Analysis from PC Gamer shows that the price of graphics cards from Nvidia and AMD, the two top manufacturers of PC graphics hardware, has risen rapidly over the past month, particularly in the last two weeks.
Range leading cards such as the Nvidia GTX 1080 Ti 11GB, which sells at a suggested retail price of $699, have see the biggest surges. The card, which is currently sold out when bought directly from Nvidia, is available on Amazon and Newegg for an astounding $1,300.
The lower-spec GTX 1070 Ti, another popular card with gamers and cryptocurrency miners, is officially priced at $449 but currently sells on marketplaces such as Amazon for anywhere from $765 to $900.
Lower-end Nvidia cards have also been subject to price increases, primarily from third parties selling them to cryptocurrency miners. The GTX 1050 Ti, a budget-focused card, is priced at a reasonable $139 at retail but currently sells for $180 to $249.
AMD cards have also risen in price, with the RX Vega 64 priced at $499 at retail but currently selling for upwards of $700. The AMD RX 580 8GB, which is intended for sale at a $239 retail price, is currently priced at $530 on popular computer parts website Newegg.
It’s important to understand that the current trend of price increases isn’t caused by Nvidia or AMD, but by third parties reselling their hardware.
In fact, industry-leading graphics card manufacturer Nvidia has spoken out against the rising prices, noting that the company wasn’t happy with the rising prices its customers were being forced to pay for hardware.
In a statement, Nvidia requested that retailers limit the maximum number of GPU sales to two per person in an attempt to limit the upwards pricing effects of cryptocurrency mining. Nvidia’s team also reinforced that “gamers come first” for the company.
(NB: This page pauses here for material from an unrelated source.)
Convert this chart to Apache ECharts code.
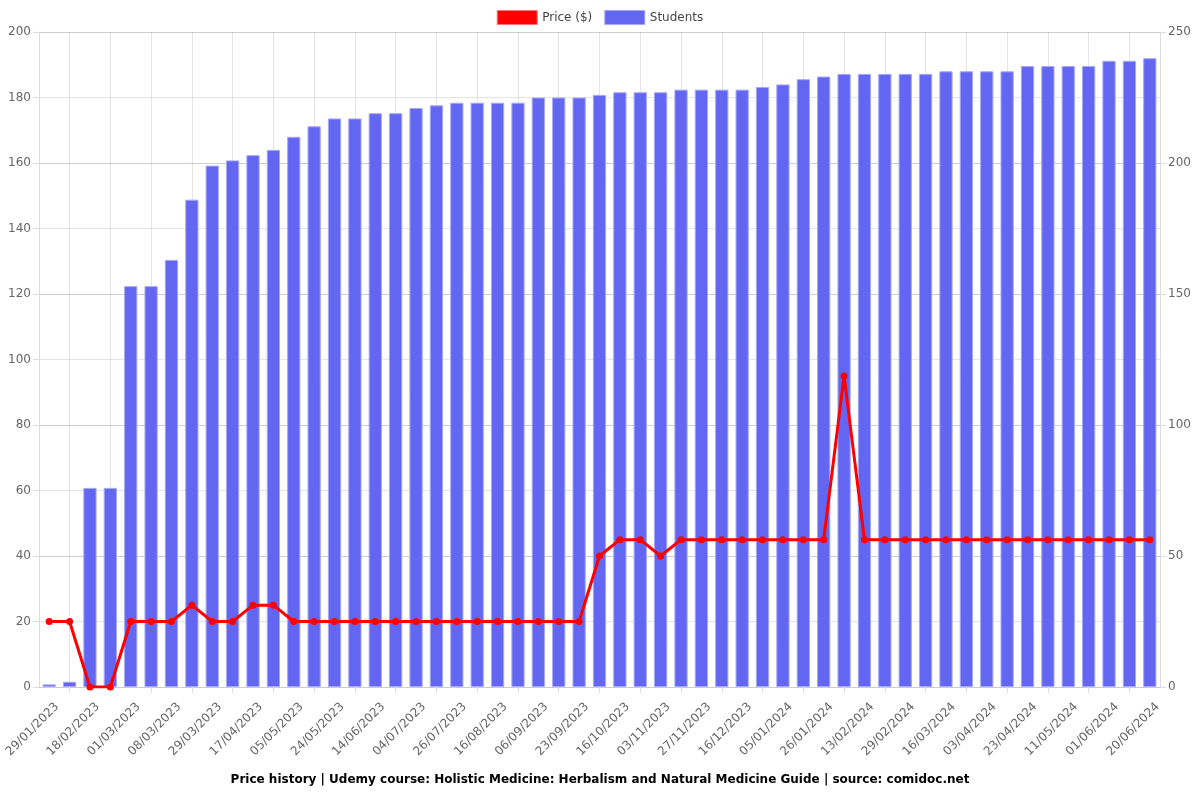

Nvidia and other manufacturers have no legal power to enforce a two GPU per customer limit, making the company’s statement more of a suggestion than requirement. In response, Nvidia has reportedly increased its focus on prioritizing the direct sale of its products to end users.
PC hardware enthusiasts have long speculated that Nvidia and AMD would potentially launch specialized cryptocurrency mining cards in attempt to ease price pressure — rumors that have so far yet to amount to any product releases.
For gamers, the unfortunate reality is that it may be several months before GPU prices return to more manageable levels — months in which they’ll be forced to overspend or choose less costly graphics hardware for their PC gaming.